▶ _OBJECTIVE_
Identify all lines in the data containing the string "matplotlib". Copy them out.

** START DATASET EXTRACT **

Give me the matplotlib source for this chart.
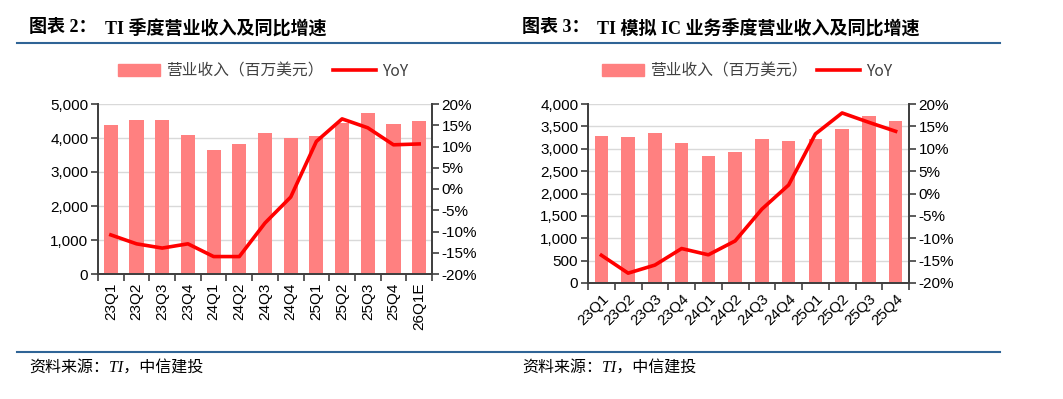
import matplotlib
matplotlib.use("Agg")
import matplotlib.pyplot as plt
from matplotlib.patches import Patch
from matplotlib.lines import Line2D
from matplotlib.ticker import FuncFormatter, MultipleLocator
import numpy as np

# Datos: figura 2 (TI total)
quarters_l = ["23Q1", "23Q2", "23Q3", "23Q4", "24Q1", "24Q2", "24Q3",
              "24Q4", "25Q1", "25Q2", "25Q3", "25Q4", "26Q1E"]
revenue_l = [4385, 4531, 4532, 4076, 3661, 3824, 4151,
             4007, 4069, 4448, 4742, 4423, 4500]
yoy_l = [-10.8, -12.9, -13.9, -12.9, -15.9, -15.9, -8.0,
         -1.9, 11.2, 16.5, 14.4, 10.4, 10.6]

# Datos: figura 3 (TI analógico)
quarters_r = ["23Q1", "23Q2", "23Q3", "23Q4", "24Q1", "24Q2", "24Q3",
              "24Q4", "25Q1", "25Q2", "25Q3", "25Q4"]
revenue_r = [3290, 3270, 3350, 3130, 2840, 2930, 3220,
             3180, 3210, 3450, 3740, 3630]
yoy_r = [-13.8, -17.8, -16.0, -12.3, -13.7, -10.6, -3.5,
         1.9, 13.3, 18.0, 15.9, 13.9]

W, H = 1063, 399
BAR = "#FF8080"
LINE = "#FF0000"
BLUE = "#2F6496"
CJK = ["Noto Sans CJK SC", "DejaVu Sans"]
NUM = ["Liberation Sans", "Noto Sans CJK SC"]
SERIF = ["Liberation Serif", "Noto Sans CJK SC"]
FS = 11

fig = plt.figure(figsize=(W / 100, H / 100), dpi=100)
fig.patch.set_facecolor("white")


def px_axes(x0, y0, x1, y1):
    return fig.add_axes([x0 / W, 1 - y1 / H, (x1 - x0) / W, (y1 - y0) / H])


def chart(ax, cats, rev, yoy, ymax, ystep, bw, rot):
    x = np.arange(len(cats))
    ax.set_axisbelow(True)
    ax.yaxis.grid(True, color="#d9d9d9", linewidth=1)
    ax.bar(x, rev, width=bw, color=BAR, zorder=2)
    ax.set_xlim(-0.5, len(cats) - 0.5)
    ax.set_ylim(0, ymax)
    ax.yaxis.set_major_locator(MultipleLocator(ystep))
    ax.yaxis.set_major_formatter(FuncFormatter(lambda v, p: f"{v:,.0f}"))
    ax.set_xticks(x)
    ax.set_xticks(np.arange(-0.5, len(cats)), minor=True)
    ax.tick_params(axis="x", which="major", length=0, pad=6)
    ax.tick_params(axis="x", which="minor", length=5, width=1.2, color="#404040")
    ax.tick_params(axis="y", length=5, width=1.2, color="#404040", labelsize=FS, pad=2)
    if rot == 90:
        ax.set_xticklabels(cats, rotation=90, fontsize=FS, family=NUM)
    else:
        ax.set_xticklabels(cats, rotation=45, ha="right", rotation_mode="anchor",
                           fontsize=FS, family=NUM)
    for lab in ax.get_yticklabels():
        lab.set_family(NUM)
    for s in ["left", "right", "bottom"]:
        ax.spines[s].set_color("#404040")
        ax.spines[s].set_linewidth(1.3)
    ax.spines["top"].set_visible(False)

    ax2 = ax.twinx()
    ax2.plot(x, yoy, color=LINE, linewidth=2.6, zorder=3)
    ax2.set_ylim(-20, 20)
    ax2.yaxis.set_major_locator(MultipleLocator(5))
    ax2.yaxis.set_major_formatter(FuncFormatter(lambda v, p: f"{v:.0f}%"))
    ax2.tick_params(axis="y", length=5, width=1.2, color="#404040", labelsize=FS, pad=2)
    for lab in ax2.get_yticklabels():
        lab.set_family(NUM)
    for s in ["left", "right", "bottom"]:
        ax2.spines[s].set_color("#404040")
        ax2.spines[s].set_linewidth(1.3)
    ax2.spines["top"].set_visible(False)
    return ax2


# Graficos
axL = px_axes(98, 104, 432, 274)
chart(axL, quarters_l, revenue_l, yoy_l, 5000, 1000, 0.55, 90)

axR = px_axes(588, 104, 909, 283)
chart(axR, quarters_r, revenue_r, yoy_r, 4000, 500, 0.5, 45)

# Leyendas
handles = [Patch(color=BAR, label="营业收入（百万美元）"),
           Line2D([], [], color=LINE, linewidth=2.6, label="YoY")]
for cx in (263 / W, 747 / W):
    leg = fig.legend(handles=handles, loc="center", bbox_to_anchor=(cx, 1 - 71 / H),
                     ncol=2, frameon=False, handlelength=2.7, handleheight=0.75,
                     columnspacing=0.6, handletextpad=0.4,
                     prop={"family": CJK, "size": 11.3})
    for t in leg.get_texts():
        t.set_color("#404040")

# Titulos y fuentes
fig.text(29 / W, 1 - 28 / H, "图表 2：", family=SERIF, weight="bold", fontsize=13, va="center")
fig.text(105 / W, 1 - 28 / H, "TI 季度营业收入及同比增速", family=SERIF, weight="bold",
         fontsize=13, va="center")
fig.text(522 / W, 1 - 28 / H, "图表 3：", family=SERIF, weight="bold", fontsize=13, va="center")
fig.text(597 / W, 1 - 28 / H, "TI 模拟 IC 业务季度营业收入及同比增速", family=SERIF,
         weight="bold", fontsize=13, va="center")

fig.add_artist(Line2D([17 / W, 1000 / W], [1 - 43 / H] * 2, color=BLUE, linewidth=1.5))
fig.add_artist(Line2D([17 / W, 1000 / W], [1 - 351.5 / H] * 2, color=BLUE, linewidth=1.5))

fig.text(29 / W, 1 - 369 / H, "资料来源：TI，中信建投", family=SERIF, style="italic",
         fontsize=11.5, va="center")
fig.text(522 / W, 1 - 369 / H, "资料来源：TI，中信建投", family=SERIF, style="italic",
         fontsize=11.5, va="center")

fig.savefig("out.png", dpi=100)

** END DATASET EXTRACT **

▶ _FINISHED ANSWER_
Give me the matplotlib source for this chart.
import matplotlib
matplotlib.use("Agg")
import matplotlib.pyplot as plt
from matplotlib.patches import Patch
from matplotlib.lines import Line2D
from matplotlib.ticker import FuncFormatter, MultipleLocator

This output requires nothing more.